Thursday, 6 June 2013

Ely

Goodbye to Patrick and Margaret again and we hopefully will see them in Australia next year. We had a nice walk around Ramsey. The town grew up around Ramsey Abbey, a Benedictine monastery. The town manor is built on the site of (and using materials from) the ancient Abbey and is the seat of the Lords de Ramsey, major landowners in Lincolnshire and Cambridgeshire. The remains of the Abbey are now home to part of the town's secondary school. There were lots of old houses in the old town.

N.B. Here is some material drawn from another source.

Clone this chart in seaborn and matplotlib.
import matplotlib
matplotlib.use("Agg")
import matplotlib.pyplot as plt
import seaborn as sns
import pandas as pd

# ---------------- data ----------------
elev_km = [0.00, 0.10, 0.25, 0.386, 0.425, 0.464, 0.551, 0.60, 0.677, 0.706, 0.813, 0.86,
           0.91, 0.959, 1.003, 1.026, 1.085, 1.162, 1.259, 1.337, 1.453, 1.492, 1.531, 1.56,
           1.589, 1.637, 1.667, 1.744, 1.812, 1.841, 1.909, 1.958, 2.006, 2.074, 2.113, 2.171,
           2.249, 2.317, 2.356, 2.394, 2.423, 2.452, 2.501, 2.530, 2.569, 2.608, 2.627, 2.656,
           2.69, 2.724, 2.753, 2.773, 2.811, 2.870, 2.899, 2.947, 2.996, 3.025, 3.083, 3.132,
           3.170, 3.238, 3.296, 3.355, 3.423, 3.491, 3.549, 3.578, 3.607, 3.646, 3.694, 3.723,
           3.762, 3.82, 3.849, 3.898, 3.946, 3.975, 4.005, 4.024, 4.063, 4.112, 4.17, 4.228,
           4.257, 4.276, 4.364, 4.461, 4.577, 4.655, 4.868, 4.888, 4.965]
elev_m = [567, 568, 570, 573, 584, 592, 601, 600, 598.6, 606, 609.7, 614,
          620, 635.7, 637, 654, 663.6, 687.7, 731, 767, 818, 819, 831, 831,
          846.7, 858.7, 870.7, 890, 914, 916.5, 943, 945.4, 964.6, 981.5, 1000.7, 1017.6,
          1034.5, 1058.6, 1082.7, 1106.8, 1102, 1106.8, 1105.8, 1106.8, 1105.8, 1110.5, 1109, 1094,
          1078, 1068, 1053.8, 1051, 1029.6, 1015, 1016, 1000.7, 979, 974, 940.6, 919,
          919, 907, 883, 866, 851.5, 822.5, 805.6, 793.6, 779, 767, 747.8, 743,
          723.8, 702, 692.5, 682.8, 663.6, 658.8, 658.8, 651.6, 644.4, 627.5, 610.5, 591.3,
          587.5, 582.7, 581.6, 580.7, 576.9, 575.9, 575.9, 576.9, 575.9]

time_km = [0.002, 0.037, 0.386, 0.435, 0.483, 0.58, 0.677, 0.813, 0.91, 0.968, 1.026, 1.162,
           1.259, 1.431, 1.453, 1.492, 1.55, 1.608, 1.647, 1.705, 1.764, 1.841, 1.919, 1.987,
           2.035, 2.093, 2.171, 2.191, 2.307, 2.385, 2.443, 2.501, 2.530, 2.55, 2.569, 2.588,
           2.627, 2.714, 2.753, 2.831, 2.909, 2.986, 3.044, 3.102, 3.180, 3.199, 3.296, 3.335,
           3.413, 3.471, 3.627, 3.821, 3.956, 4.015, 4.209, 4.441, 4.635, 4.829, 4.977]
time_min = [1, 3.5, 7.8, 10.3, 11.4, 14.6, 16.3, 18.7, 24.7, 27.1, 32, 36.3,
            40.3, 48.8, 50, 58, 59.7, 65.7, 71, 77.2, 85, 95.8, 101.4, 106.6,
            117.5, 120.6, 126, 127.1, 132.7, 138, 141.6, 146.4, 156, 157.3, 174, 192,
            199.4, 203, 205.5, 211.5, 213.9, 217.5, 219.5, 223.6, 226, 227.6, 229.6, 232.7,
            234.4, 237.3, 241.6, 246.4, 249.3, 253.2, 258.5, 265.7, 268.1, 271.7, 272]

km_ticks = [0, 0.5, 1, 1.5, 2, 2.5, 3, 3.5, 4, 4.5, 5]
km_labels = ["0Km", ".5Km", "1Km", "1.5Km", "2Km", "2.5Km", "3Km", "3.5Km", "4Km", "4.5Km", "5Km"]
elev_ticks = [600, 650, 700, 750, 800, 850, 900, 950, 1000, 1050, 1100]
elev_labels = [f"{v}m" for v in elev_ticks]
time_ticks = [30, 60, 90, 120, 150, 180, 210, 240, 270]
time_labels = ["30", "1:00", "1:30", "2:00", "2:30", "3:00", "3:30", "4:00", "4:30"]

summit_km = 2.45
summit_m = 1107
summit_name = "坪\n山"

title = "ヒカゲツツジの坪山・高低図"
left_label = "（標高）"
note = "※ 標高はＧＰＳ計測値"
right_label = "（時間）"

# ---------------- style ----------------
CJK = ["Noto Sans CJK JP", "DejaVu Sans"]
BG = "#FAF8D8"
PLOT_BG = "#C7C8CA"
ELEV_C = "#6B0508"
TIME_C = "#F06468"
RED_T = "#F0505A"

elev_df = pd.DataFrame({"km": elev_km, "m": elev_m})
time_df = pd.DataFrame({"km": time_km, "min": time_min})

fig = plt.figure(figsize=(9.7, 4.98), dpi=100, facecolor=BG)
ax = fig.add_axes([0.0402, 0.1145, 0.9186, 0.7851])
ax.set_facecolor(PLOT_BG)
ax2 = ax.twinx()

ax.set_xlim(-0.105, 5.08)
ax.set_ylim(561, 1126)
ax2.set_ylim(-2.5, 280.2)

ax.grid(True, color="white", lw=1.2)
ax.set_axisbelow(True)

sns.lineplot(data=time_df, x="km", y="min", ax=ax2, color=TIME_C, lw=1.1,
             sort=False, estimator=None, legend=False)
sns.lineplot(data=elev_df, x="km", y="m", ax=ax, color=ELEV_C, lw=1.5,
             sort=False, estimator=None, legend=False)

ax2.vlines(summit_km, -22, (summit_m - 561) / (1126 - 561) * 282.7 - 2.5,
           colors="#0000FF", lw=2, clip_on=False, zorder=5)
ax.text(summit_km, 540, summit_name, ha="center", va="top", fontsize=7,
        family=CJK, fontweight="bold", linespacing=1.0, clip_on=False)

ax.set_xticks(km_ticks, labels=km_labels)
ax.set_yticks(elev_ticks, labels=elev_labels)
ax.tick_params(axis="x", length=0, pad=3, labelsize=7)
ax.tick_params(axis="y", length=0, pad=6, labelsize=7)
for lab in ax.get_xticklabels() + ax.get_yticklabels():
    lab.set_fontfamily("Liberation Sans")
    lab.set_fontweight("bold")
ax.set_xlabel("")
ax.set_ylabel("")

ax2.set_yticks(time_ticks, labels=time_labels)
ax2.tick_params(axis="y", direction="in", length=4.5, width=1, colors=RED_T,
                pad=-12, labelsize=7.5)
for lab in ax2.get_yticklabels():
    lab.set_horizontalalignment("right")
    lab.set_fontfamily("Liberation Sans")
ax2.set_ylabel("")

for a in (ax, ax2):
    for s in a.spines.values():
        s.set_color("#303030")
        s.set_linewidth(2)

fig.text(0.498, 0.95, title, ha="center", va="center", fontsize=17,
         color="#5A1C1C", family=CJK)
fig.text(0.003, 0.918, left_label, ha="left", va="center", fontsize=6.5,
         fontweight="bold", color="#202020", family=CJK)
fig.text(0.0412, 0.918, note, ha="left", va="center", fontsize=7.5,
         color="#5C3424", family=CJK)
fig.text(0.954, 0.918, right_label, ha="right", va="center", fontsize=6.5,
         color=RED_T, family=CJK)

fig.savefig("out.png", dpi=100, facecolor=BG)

The town still has a church green.
The building of the parish church of St Thomas a Becket of c.1180-90 began as a hospital, infirmary or guesthouse of the abbey. It was originally an aisled hall with a chapel at the east end with a vestry on the north side and the warden's lodgings on the south, but both these have been demolished. The building became the parish church c. 1222.
Abbey remains.
The almshouses in Ramsey.
Leaving Ramsey we saw the Forty Foot which is a huge drain running alongside of the road. It is actually above the level of the surrounding fields and works by a series of pumps the water uphill into the drain. This protects the surrounding land from the sea. This type of land is called a Fen. A fen is the local name for an individual area of marshland or former marshland and also designates the type of marsh typical of the area, which has neutral or alkaline water chemistry and relatively large quantities of dissolved minerals, but few other plant nutrients.

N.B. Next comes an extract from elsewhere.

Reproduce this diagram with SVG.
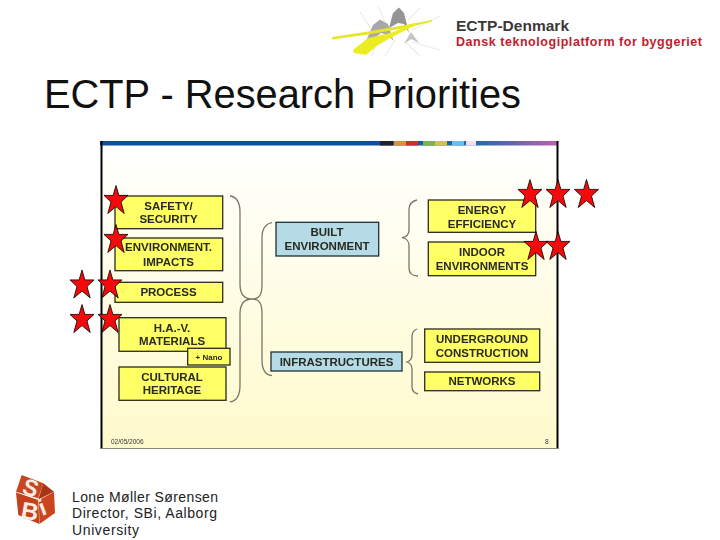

The Fenland primarily lies around the coast of the Wash. (The Wash is the square-mouthed bay and estuary on the northwest margin of East Anglia on the east coast of England, where Norfolk meets Lincolnshire. It is among the largest estuaries in the United Kingdom. It is fed by the Rivers Witham, Welland, Nene and Great Ouse.). The Fens is situated in 4 counties -Lincolnshire, Cambridgeshire, Norfolk and a small area of Suffolk).

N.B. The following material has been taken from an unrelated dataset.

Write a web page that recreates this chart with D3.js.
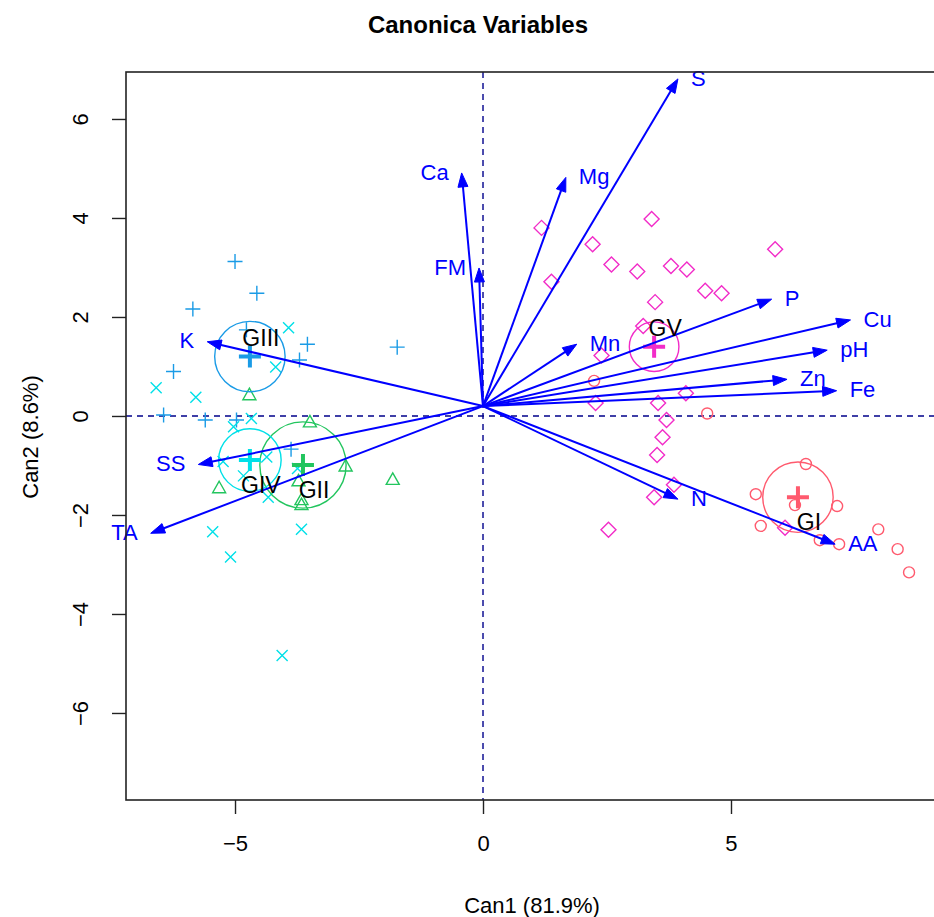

Most of the Fenland lies within a few metres of sea level. As with similar areas in the Netherlands, much of the Fenland originally consisted of fresh- or salt-water wetlands, which have been artificially drained and continue to be protected from floods by drainage banks and pumps. With the support of this drainage system, the Fenland has become a major arable agricultural region in Britain for grains and vegetables. The Fens are particularly fertile, containing around half of the grade 1 agricultural land in England. (Wikipedia)
Next stop was Ely, a medieval town on the way to Cambridge. It is built on a 60 sq km Kimmeridge Clay island which, at 26 m is the highest land in the fens. Major rivers including the Witham, Welland, Nene and Great Ouse, feed into the fens and, until draining commenced in the seventeenth century, formed freshwater marshes and it was no longer an island. The name originates from Island of the Eels.
Ely Cathedral, a very impressive looking cathedral.
An abbey was founded here by Etheldreda in AD 673; the abbey was destroyed in 870 by Danish invaders and was rebuilt by Ethelwold, Bishop of Winchester, in 970. Construction of the cathedral was started in 1083 by the first Norman bishop, Simeon. Building continued until the dissolution of the abbey in 1539 during the Reformation. The cathedral was sympathetically restored between 1845 and 1870.
Oliver Cromwell lived here for several years. The house is now a museum and it gave us good information about the civil war.
We ran out of puff before seeing all there was to see so we made our way to Cambridge where we were staying the night.